Entries shown >>
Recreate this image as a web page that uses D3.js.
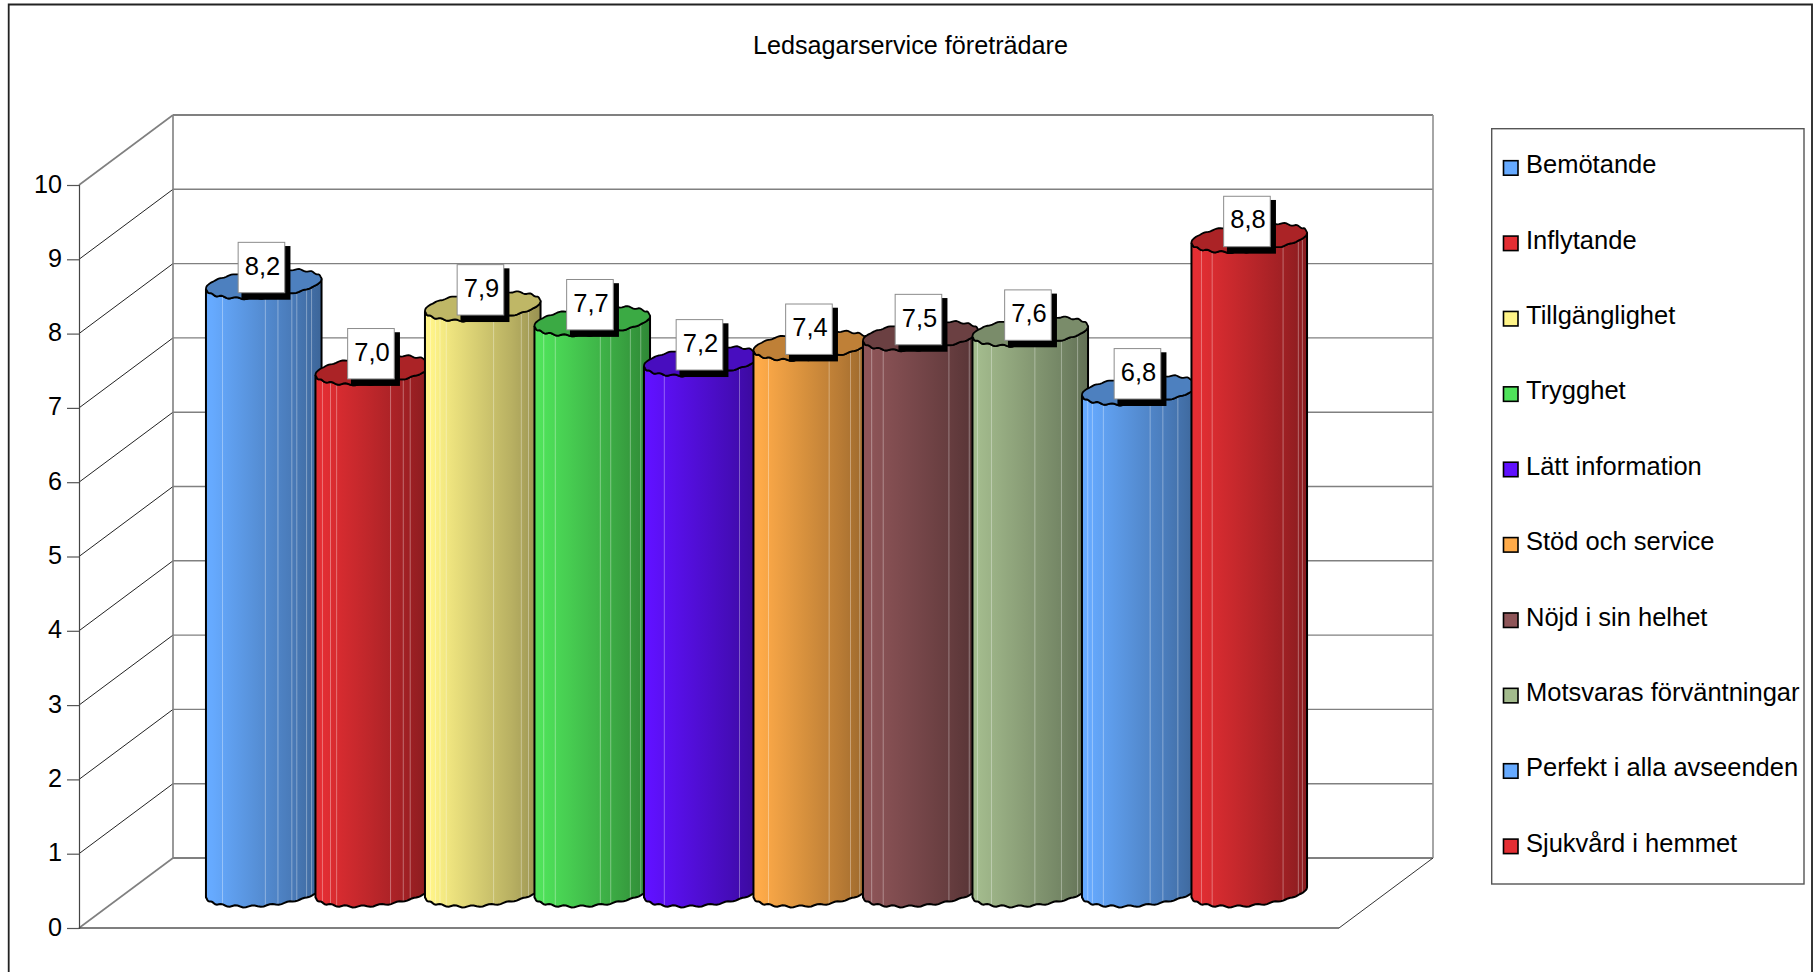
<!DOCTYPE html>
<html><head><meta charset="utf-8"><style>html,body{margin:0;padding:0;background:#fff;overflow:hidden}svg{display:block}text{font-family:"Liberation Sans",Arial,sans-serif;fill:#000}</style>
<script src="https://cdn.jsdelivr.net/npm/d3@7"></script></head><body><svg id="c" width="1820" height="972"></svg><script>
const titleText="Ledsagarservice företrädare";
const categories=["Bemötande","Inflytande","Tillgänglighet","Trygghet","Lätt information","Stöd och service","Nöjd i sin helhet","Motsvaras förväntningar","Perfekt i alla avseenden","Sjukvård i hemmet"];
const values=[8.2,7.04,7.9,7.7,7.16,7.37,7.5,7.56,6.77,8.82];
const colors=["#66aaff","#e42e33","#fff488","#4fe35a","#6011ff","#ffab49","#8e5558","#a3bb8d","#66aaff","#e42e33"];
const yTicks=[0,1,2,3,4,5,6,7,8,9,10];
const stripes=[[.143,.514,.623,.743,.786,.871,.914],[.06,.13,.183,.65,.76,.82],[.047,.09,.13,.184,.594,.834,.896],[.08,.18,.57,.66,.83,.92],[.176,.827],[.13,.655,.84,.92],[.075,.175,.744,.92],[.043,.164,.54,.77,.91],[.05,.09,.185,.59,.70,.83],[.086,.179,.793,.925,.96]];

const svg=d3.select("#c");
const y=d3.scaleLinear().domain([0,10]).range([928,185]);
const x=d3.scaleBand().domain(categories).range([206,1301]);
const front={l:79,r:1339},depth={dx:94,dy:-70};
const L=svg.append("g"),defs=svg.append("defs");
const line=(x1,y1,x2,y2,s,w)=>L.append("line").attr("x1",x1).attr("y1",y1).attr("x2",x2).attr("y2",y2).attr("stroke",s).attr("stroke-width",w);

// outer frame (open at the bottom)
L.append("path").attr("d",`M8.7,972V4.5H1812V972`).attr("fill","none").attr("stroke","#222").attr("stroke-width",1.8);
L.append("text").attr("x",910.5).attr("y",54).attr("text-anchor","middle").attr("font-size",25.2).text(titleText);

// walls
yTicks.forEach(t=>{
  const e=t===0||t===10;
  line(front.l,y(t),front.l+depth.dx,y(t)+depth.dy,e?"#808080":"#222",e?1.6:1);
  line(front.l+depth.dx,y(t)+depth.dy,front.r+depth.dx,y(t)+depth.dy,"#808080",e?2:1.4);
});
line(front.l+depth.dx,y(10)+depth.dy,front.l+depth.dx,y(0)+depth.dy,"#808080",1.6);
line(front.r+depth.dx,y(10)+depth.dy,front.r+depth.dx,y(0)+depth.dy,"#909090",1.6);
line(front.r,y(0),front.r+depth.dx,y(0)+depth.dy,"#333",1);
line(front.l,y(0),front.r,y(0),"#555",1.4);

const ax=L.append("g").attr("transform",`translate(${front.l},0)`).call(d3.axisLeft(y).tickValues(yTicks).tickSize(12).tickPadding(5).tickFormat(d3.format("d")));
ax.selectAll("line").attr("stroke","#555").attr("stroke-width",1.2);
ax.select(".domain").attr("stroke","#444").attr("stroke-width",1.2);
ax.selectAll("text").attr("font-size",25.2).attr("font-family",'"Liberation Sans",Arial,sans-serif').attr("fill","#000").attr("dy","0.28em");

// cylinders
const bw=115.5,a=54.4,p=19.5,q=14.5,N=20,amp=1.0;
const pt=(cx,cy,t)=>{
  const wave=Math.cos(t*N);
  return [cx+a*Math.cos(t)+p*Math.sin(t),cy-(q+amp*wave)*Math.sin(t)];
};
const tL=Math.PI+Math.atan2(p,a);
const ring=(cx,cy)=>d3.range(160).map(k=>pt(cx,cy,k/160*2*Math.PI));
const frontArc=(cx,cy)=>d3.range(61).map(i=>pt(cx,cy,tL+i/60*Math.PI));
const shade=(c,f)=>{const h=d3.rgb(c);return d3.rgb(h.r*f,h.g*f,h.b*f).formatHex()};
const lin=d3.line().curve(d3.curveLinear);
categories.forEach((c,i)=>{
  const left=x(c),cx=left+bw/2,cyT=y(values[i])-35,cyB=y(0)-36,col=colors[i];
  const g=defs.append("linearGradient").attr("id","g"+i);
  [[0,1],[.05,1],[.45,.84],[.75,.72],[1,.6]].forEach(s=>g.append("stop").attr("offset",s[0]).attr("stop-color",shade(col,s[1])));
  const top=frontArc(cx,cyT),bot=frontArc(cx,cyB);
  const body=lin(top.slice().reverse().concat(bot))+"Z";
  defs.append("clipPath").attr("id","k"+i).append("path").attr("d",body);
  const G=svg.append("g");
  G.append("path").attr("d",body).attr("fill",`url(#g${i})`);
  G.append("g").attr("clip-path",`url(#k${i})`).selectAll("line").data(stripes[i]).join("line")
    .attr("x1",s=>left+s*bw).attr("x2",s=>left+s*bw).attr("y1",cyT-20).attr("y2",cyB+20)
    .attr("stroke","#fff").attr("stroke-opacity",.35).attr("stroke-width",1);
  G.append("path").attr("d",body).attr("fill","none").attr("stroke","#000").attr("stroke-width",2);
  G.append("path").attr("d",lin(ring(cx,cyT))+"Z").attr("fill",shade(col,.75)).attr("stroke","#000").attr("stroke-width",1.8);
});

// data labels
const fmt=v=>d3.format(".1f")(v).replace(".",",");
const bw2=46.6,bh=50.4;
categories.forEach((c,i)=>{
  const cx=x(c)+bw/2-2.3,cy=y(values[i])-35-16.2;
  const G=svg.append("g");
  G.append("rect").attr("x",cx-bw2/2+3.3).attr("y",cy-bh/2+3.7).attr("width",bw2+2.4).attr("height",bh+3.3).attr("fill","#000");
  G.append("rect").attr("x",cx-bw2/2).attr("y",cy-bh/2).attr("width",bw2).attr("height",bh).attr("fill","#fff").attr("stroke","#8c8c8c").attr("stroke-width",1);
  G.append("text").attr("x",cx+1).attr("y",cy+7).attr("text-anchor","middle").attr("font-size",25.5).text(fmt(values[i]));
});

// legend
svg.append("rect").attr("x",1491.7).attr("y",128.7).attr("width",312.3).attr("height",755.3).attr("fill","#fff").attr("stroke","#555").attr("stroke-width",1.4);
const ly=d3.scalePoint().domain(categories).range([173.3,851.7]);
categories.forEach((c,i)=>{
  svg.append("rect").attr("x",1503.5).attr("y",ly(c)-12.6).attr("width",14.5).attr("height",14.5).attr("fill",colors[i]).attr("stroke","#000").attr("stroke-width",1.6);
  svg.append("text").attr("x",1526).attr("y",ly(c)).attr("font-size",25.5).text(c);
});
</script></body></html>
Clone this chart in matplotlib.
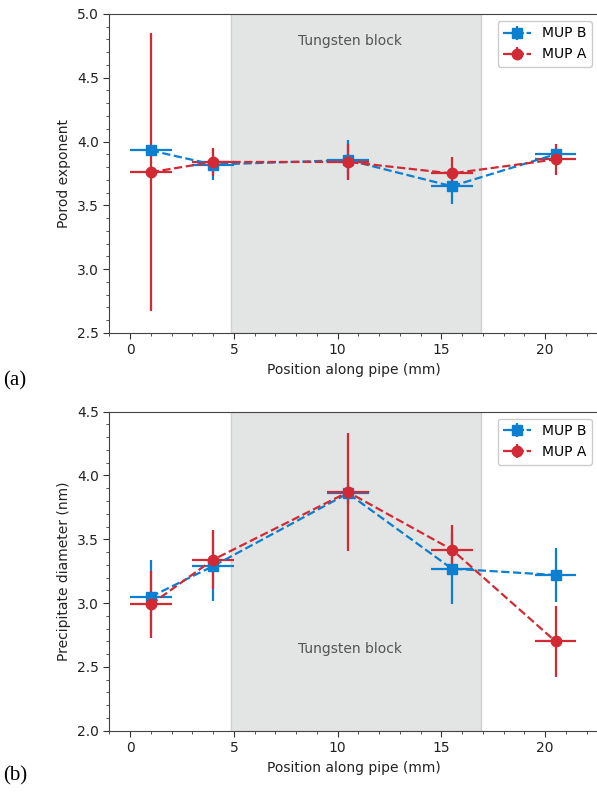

Requirement >> Write out every line above exactly as it is, leaving out the pictures.

Answer to this problem >>
Recreate this image as a web page that uses D3.js.
<!DOCTYPE html>
<html><head><meta charset="utf-8"><style>html,body{margin:0;padding:0;background:#fff;overflow:hidden}svg{display:block}text{font-family:"Liberation Sans",Arial,sans-serif;fill:#000}</style>
<script src="https://cdn.jsdelivr.net/npm/d3@7"></script></head><body><svg id="c" width="1820" height="972"></svg><script>
const titleText="Ledsagarservice företrädare";
const categories=["Bemötande","Inflytande","Tillgänglighet","Trygghet","Lätt information","Stöd och service","Nöjd i sin helhet","Motsvaras förväntningar","Perfekt i alla avseenden","Sjukvård i hemmet"];
const values=[8.2,7.04,7.9,7.7,7.16,7.37,7.5,7.56,6.77,8.82];
const colors=["#66aaff","#e42e33","#fff488","#4fe35a","#6011ff","#ffab49","#8e5558","#a3bb8d","#66aaff","#e42e33"];
const yTicks=[0,1,2,3,4,5,6,7,8,9,10];
const stripes=[[.143,.514,.623,.743,.786,.871,.914],[.06,.13,.183,.65,.76,.82],[.047,.09,.13,.184,.594,.834,.896],[.08,.18,.57,.66,.83,.92],[.176,.827],[.13,.655,.84,.92],[.075,.175,.744,.92],[.043,.164,.54,.77,.91],[.05,.09,.185,.59,.70,.83],[.086,.179,.793,.925,.96]];

const svg=d3.select("#c");
const y=d3.scaleLinear().domain([0,10]).range([928,185]);
const x=d3.scaleBand().domain(categories).range([206,1301]);
const front={l:79,r:1339},depth={dx:94,dy:-70};
const L=svg.append("g"),defs=svg.append("defs");
const line=(x1,y1,x2,y2,s,w)=>L.append("line").attr("x1",x1).attr("y1",y1).attr("x2",x2).attr("y2",y2).attr("stroke",s).attr("stroke-width",w);

// outer frame (open at the bottom)
L.append("path").attr("d",`M8.7,972V4.5H1812V972`).attr("fill","none").attr("stroke","#222").attr("stroke-width",1.8);
L.append("text").attr("x",910.5).attr("y",54).attr("text-anchor","middle").attr("font-size",25.2).text(titleText);

// walls
yTicks.forEach(t=>{
  const e=t===0||t===10;
  line(front.l,y(t),front.l+depth.dx,y(t)+depth.dy,e?"#808080":"#222",e?1.6:1);
  line(front.l+depth.dx,y(t)+depth.dy,front.r+depth.dx,y(t)+depth.dy,"#808080",e?2:1.4);
});
line(front.l+depth.dx,y(10)+depth.dy,front.l+depth.dx,y(0)+depth.dy,"#808080",1.6);
line(front.r+depth.dx,y(10)+depth.dy,front.r+depth.dx,y(0)+depth.dy,"#909090",1.6);
line(front.r,y(0),front.r+depth.dx,y(0)+depth.dy,"#333",1);
line(front.l,y(0),front.r,y(0),"#555",1.4);

const ax=L.append("g").attr("transform",`translate(${front.l},0)`).call(d3.axisLeft(y).tickValues(yTicks).tickSize(12).tickPadding(5).tickFormat(d3.format("d")));
ax.selectAll("line").attr("stroke","#555").attr("stroke-width",1.2);
ax.select(".domain").attr("stroke","#444").attr("stroke-width",1.2);
ax.selectAll("text").attr("font-size",25.2).attr("font-family",'"Liberation Sans",Arial,sans-serif').attr("fill","#000").attr("dy","0.28em");

// cylinders
const bw=115.5,a=54.4,p=19.5,q=14.5,N=20,amp=1.0;
const pt=(cx,cy,t)=>{
  const wave=Math.cos(t*N);
  return [cx+a*Math.cos(t)+p*Math.sin(t),cy-(q+amp*wave)*Math.sin(t)];
};
const tL=Math.PI+Math.atan2(p,a);
const ring=(cx,cy)=>d3.range(160).map(k=>pt(cx,cy,k/160*2*Math.PI));
const frontArc=(cx,cy)=>d3.range(61).map(i=>pt(cx,cy,tL+i/60*Math.PI));
const shade=(c,f)=>{const h=d3.rgb(c);return d3.rgb(h.r*f,h.g*f,h.b*f).formatHex()};
const lin=d3.line().curve(d3.curveLinear);
categories.forEach((c,i)=>{
  const left=x(c),cx=left+bw/2,cyT=y(values[i])-35,cyB=y(0)-36,col=colors[i];
  const g=defs.append("linearGradient").attr("id","g"+i);
  [[0,1],[.05,1],[.45,.84],[.75,.72],[1,.6]].forEach(s=>g.append("stop").attr("offset",s[0]).attr("stop-color",shade(col,s[1])));
  const top=frontArc(cx,cyT),bot=frontArc(cx,cyB);
  const body=lin(top.slice().reverse().concat(bot))+"Z";
  defs.append("clipPath").attr("id","k"+i).append("path").attr("d",body);
  const G=svg.append("g");
  G.append("path").attr("d",body).attr("fill",`url(#g${i})`);
  G.append("g").attr("clip-path",`url(#k${i})`).selectAll("line").data(stripes[i]).join("line")
    .attr("x1",s=>left+s*bw).attr("x2",s=>left+s*bw).attr("y1",cyT-20).attr("y2",cyB+20)
    .attr("stroke","#fff").attr("stroke-opacity",.35).attr("stroke-width",1);
  G.append("path").attr("d",body).attr("fill","none").attr("stroke","#000").attr("stroke-width",2);
  G.append("path").attr("d",lin(ring(cx,cyT))+"Z").attr("fill",shade(col,.75)).attr("stroke","#000").attr("stroke-width",1.8);
});

// data labels
const fmt=v=>d3.format(".1f")(v).replace(".",",");
const bw2=46.6,bh=50.4;
categories.forEach((c,i)=>{
  const cx=x(c)+bw/2-2.3,cy=y(values[i])-35-16.2;
  const G=svg.append("g");
  G.append("rect").attr("x",cx-bw2/2+3.3).attr("y",cy-bh/2+3.7).attr("width",bw2+2.4).attr("height",bh+3.3).attr("fill","#000");
  G.append("rect").attr("x",cx-bw2/2).attr("y",cy-bh/2).attr("width",bw2).attr("height",bh).attr("fill","#fff").attr("stroke","#8c8c8c").attr("stroke-width",1);
  G.append("text").attr("x",cx+1).attr("y",cy+7).attr("text-anchor","middle").attr("font-size",25.5).text(fmt(values[i]));
});

// legend
svg.append("rect").attr("x",1491.7).attr("y",128.7).attr("width",312.3).attr("height",755.3).attr("fill","#fff").attr("stroke","#555").attr("stroke-width",1.4);
const ly=d3.scalePoint().domain(categories).range([173.3,851.7]);
categories.forEach((c,i)=>{
  svg.append("rect").attr("x",1503.5).attr("y",ly(c)-12.6).attr("width",14.5).attr("height",14.5).attr("fill",colors[i]).attr("stroke","#000").attr("stroke-width",1.6);
  svg.append("text").attr("x",1526).attr("y",ly(c)).attr("font-size",25.5).text(c);
});
</script></body></html>
Clone this chart in matplotlib.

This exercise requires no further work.